# Given problem
Set the data down again, exactly as it reads, but without the pictures.

# Collected data
==*==

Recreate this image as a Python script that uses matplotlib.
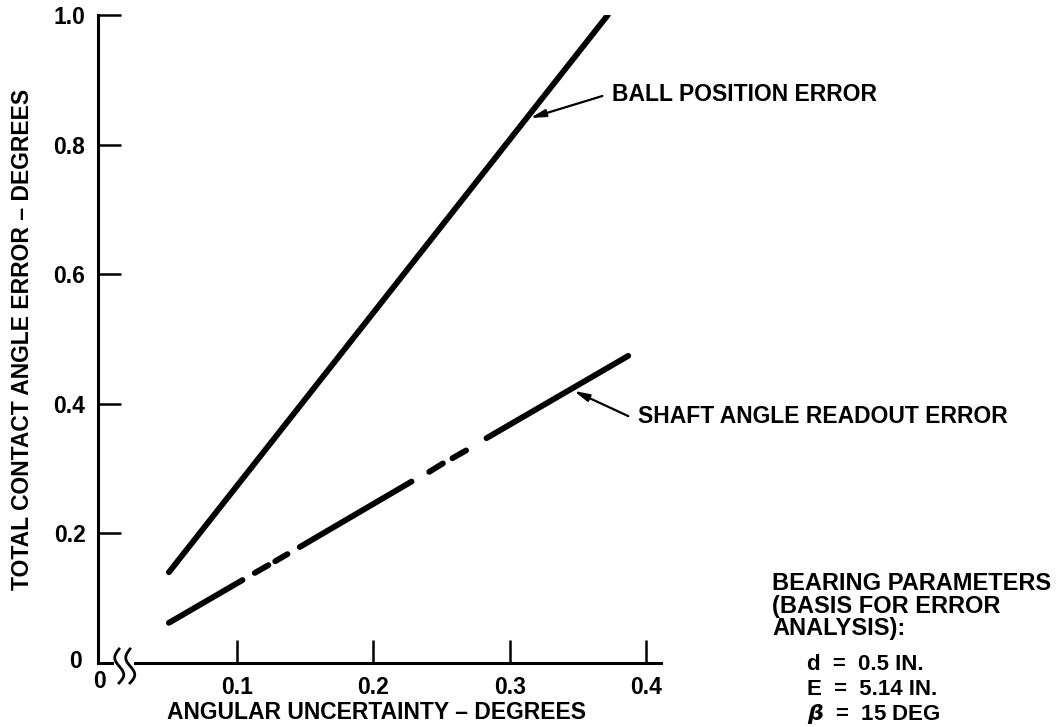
import numpy as np
import matplotlib
matplotlib.use("Agg")
import matplotlib.pyplot as plt

plt.rcParams["font.family"] = ["Liberation Sans", "DejaVu Sans"]
plt.rcParams["font.weight"] = "bold"

###############################################################
# data
###############################################################
ball_x = [0.05, 0.372]
ball_y = [0.14, 1.0]

# shaft angle readout error: long runs broken by two short dashes
shaft_seg_x = [[0.050, 0.104], [0.113, 0.123], [0.128, 0.137],
               [0.146, 0.228], [0.241, 0.251], [0.258, 0.268],
               [0.283, 0.387]]
shaft_seg_y = [[0.062, 0.128], [0.139, 0.151], [0.157, 0.168],
               [0.179, 0.280], [0.295, 0.308], [0.316, 0.328],
               [0.347, 0.474]]

x_ticks = [0.1, 0.2, 0.3, 0.4]
x_ticklabels = ["0.1", "0.2", "0.3", "0.4"]
y_ticks = [0.2, 0.4, 0.6, 0.8, 1.0]
y_ticklabels = ["0.2", "0.4", "0.6", "0.8", "1.0"]

ball_label = "BALL POSITION ERROR"
ball_tip = (0.315, 0.841)
ball_tail = (0.368, 0.875)
ball_text = (0.375, 0.877)

shaft_label = "SHAFT ANGLE READOUT ERROR"
shaft_tip = (0.347, 0.420)
shaft_tail = (0.387, 0.381)
shaft_text = (0.394, 0.380)

param_head = ["BEARING PARAMETERS", "(BASIS FOR ERROR", "ANALYSIS):"]
param_lines = [r"d  =  0.5 IN.", r"E  =  5.14 IN.", r"$\beta$  =  15 DEG"]

###############################################################
# figure
###############################################################
W, H = 1062, 727
fig = plt.figure(figsize=(W / 100, H / 100), dpi=100)

def px(x, y):
    return x / W, 1 - y / H

l, t = px(98, 15)
r, b = px(661, 663)
ax = fig.add_axes([l, b, r - l, t - b])
ax.set_xlim(-0.002, 0.411)
ax.set_ylim(0, 1.0)

for s in ["top", "right"]:
    ax.spines[s].set_visible(False)
for s in ["left", "bottom"]:
    ax.spines[s].set_linewidth(2.2)

ax.set_xticks(x_ticks)
ax.set_xticklabels(x_ticklabels)
ax.set_yticks(y_ticks)
ax.set_yticklabels(y_ticklabels)
ax.tick_params(direction="in", length=16.5, width=1.8, labelsize=16.5, pad=9)
for lab in ax.get_xticklabels() + ax.get_yticklabels():
    lab.set_fontweight("bold")

lw = 4.2
ax.plot(ball_x, ball_y, color="black", lw=lw, solid_capstyle="round")
for sx, sy in zip(shaft_seg_x, shaft_seg_y):
    ax.plot(sx, sy, color="black", lw=lw, solid_capstyle="round")

# origin zeros
fig.text(*px(100, 681), "0", fontsize=16.5, fontweight="bold", ha="center", va="center")
fig.text(*px(76, 662), "0", fontsize=16.5, fontweight="bold", ha="center", va="center")

# axis break on the x axis
ax.add_patch(plt.Rectangle(px(114, 668), 20 / W, 10 / H, transform=fig.transFigure,
                           facecolor="white", edgecolor="none", zorder=5, clip_on=False))
tt = np.linspace(0, 1, 60)
for x0 in [119, 130]:
    xs = x0 + 5 * np.sin(2 * np.pi * tt) * (1 - tt * 0.2)
    ys = 683 - 34 * tt
    fx, fy = px(xs, ys)
    fig.add_artist(plt.Line2D(fx, fy, color="black", lw=2.0, zorder=6))

# annotations
arrow = dict(arrowstyle="-|>,head_length=0.9,head_width=0.22", color="black", lw=1.6,
             shrinkA=0, shrinkB=0)
ax.annotate("", xy=ball_tip, xytext=ball_tail, arrowprops=arrow, annotation_clip=False)
ax.text(*ball_text, ball_label, fontsize=16.5, fontweight="bold", ha="left", va="center",
        clip_on=False)
ax.annotate("", xy=shaft_tip, xytext=shaft_tail, arrowprops=arrow, annotation_clip=False)
ax.text(*shaft_text, shaft_label, fontsize=16.5, fontweight="bold", ha="left", va="center",
        clip_on=False)

ax.set_xlabel("ANGULAR UNCERTAINTY \u2013 DEGREES", fontsize=16.5, fontweight="bold")
ax.set_ylabel("TOTAL CONTACT ANGLE ERROR \u2013 DEGREES", fontsize=16.5, fontweight="bold")
ax.xaxis.set_label_coords(0.495, -0.058)
ax.yaxis.set_label_coords(-0.113, 0.5)

# bearing parameter block
for i, txt in enumerate(param_head):
    fig.text(*px(772, 583 + 23 * i), txt, fontsize=17, fontweight="bold",
             ha="left", va="center")
for i, txt in enumerate(param_lines):
    fig.text(*px(807, 665 + 24.5 * i), txt, fontsize=16, fontweight="bold",
             ha="left", va="center")

fig.savefig("out.png", dpi=100)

==*==

# Exercise output
Recreate this image as a Python script that uses matplotlib.
import numpy as np
import matplotlib
matplotlib.use("Agg")
import matplotlib.pyplot as plt

plt.rcParams["font.family"] = ["Liberation Sans", "DejaVu Sans"]
plt.rcParams["font.weight"] = "bold"

###############################################################
# data
###############################################################
ball_x = [0.05, 0.372]
ball_y = [0.14, 1.0]

# shaft angle readout error: long runs broken by two short dashes
shaft_seg_x = [[0.050, 0.104], [0.113, 0.123], [0.128, 0.137],
               [0.146, 0.228], [0.241, 0.251], [0.258, 0.268],
               [0.283, 0.387]]
shaft_seg_y = [[0.062, 0.128], [0.139, 0.151], [0.157, 0.168],
               [0.179, 0.280], [0.295, 0.308], [0.316, 0.328],
               [0.347, 0.474]]

x_ticks = [0.1, 0.2, 0.3, 0.4]
x_ticklabels = ["0.1", "0.2", "0.3", "0.4"]
y_ticks = [0.2, 0.4, 0.6, 0.8, 1.0]
y_ticklabels = ["0.2", "0.4", "0.6", "0.8", "1.0"]

ball_label = "BALL POSITION ERROR"
ball_tip = (0.315, 0.841)
ball_tail = (0.368, 0.875)
ball_text = (0.375, 0.877)

shaft_label = "SHAFT ANGLE READOUT ERROR"
shaft_tip = (0.347, 0.420)
shaft_tail = (0.387, 0.381)
shaft_text = (0.394, 0.380)

param_head = ["BEARING PARAMETERS", "(BASIS FOR ERROR", "ANALYSIS):"]
param_lines = [r"d  =  0.5 IN.", r"E  =  5.14 IN.", r"$\beta$  =  15 DEG"]

###############################################################
# figure
###############################################################
W, H = 1062, 727
fig = plt.figure(figsize=(W / 100, H / 100), dpi=100)

def px(x, y):
    return x / W, 1 - y / H

l, t = px(98, 15)
r, b = px(661, 663)
ax = fig.add_axes([l, b, r - l, t - b])
ax.set_xlim(-0.002, 0.411)
ax.set_ylim(0, 1.0)

for s in ["top", "right"]:
    ax.spines[s].set_visible(False)
for s in ["left", "bottom"]:
    ax.spines[s].set_linewidth(2.2)

ax.set_xticks(x_ticks)
ax.set_xticklabels(x_ticklabels)
ax.set_yticks(y_ticks)
ax.set_yticklabels(y_ticklabels)
ax.tick_params(direction="in", length=16.5, width=1.8, labelsize=16.5, pad=9)
for lab in ax.get_xticklabels() + ax.get_yticklabels():
    lab.set_fontweight("bold")

lw = 4.2
ax.plot(ball_x, ball_y, color="black", lw=lw, solid_capstyle="round")
for sx, sy in zip(shaft_seg_x, shaft_seg_y):
    ax.plot(sx, sy, color="black", lw=lw, solid_capstyle="round")

# origin zeros
fig.text(*px(100, 681), "0", fontsize=16.5, fontweight="bold", ha="center", va="center")
fig.text(*px(76, 662), "0", fontsize=16.5, fontweight="bold", ha="center", va="center")

# axis break on the x axis
ax.add_patch(plt.Rectangle(px(114, 668), 20 / W, 10 / H, transform=fig.transFigure,
                           facecolor="white", edgecolor="none", zorder=5, clip_on=False))
tt = np.linspace(0, 1, 60)
for x0 in [119, 130]:
    xs = x0 + 5 * np.sin(2 * np.pi * tt) * (1 - tt * 0.2)
    ys = 683 - 34 * tt
    fx, fy = px(xs, ys)
    fig.add_artist(plt.Line2D(fx, fy, color="black", lw=2.0, zorder=6))

# annotations
arrow = dict(arrowstyle="-|>,head_length=0.9,head_width=0.22", color="black", lw=1.6,
             shrinkA=0, shrinkB=0)
ax.annotate("", xy=ball_tip, xytext=ball_tail, arrowprops=arrow, annotation_clip=False)
ax.text(*ball_text, ball_label, fontsize=16.5, fontweight="bold", ha="left", va="center",
        clip_on=False)
ax.annotate("", xy=shaft_tip, xytext=shaft_tail, arrowprops=arrow, annotation_clip=False)
ax.text(*shaft_text, shaft_label, fontsize=16.5, fontweight="bold", ha="left", va="center",
        clip_on=False)

ax.set_xlabel("ANGULAR UNCERTAINTY \u2013 DEGREES", fontsize=16.5, fontweight="bold")
ax.set_ylabel("TOTAL CONTACT ANGLE ERROR \u2013 DEGREES", fontsize=16.5, fontweight="bold")
ax.xaxis.set_label_coords(0.495, -0.058)
ax.yaxis.set_label_coords(-0.113, 0.5)

# bearing parameter block
for i, txt in enumerate(param_head):
    fig.text(*px(772, 583 + 23 * i), txt, fontsize=17, fontweight="bold",
             ha="left", va="center")
for i, txt in enumerate(param_lines):
    fig.text(*px(807, 665 + 24.5 * i), txt, fontsize=16, fontweight="bold",
             ha="left", va="center")

fig.savefig("out.png", dpi=100)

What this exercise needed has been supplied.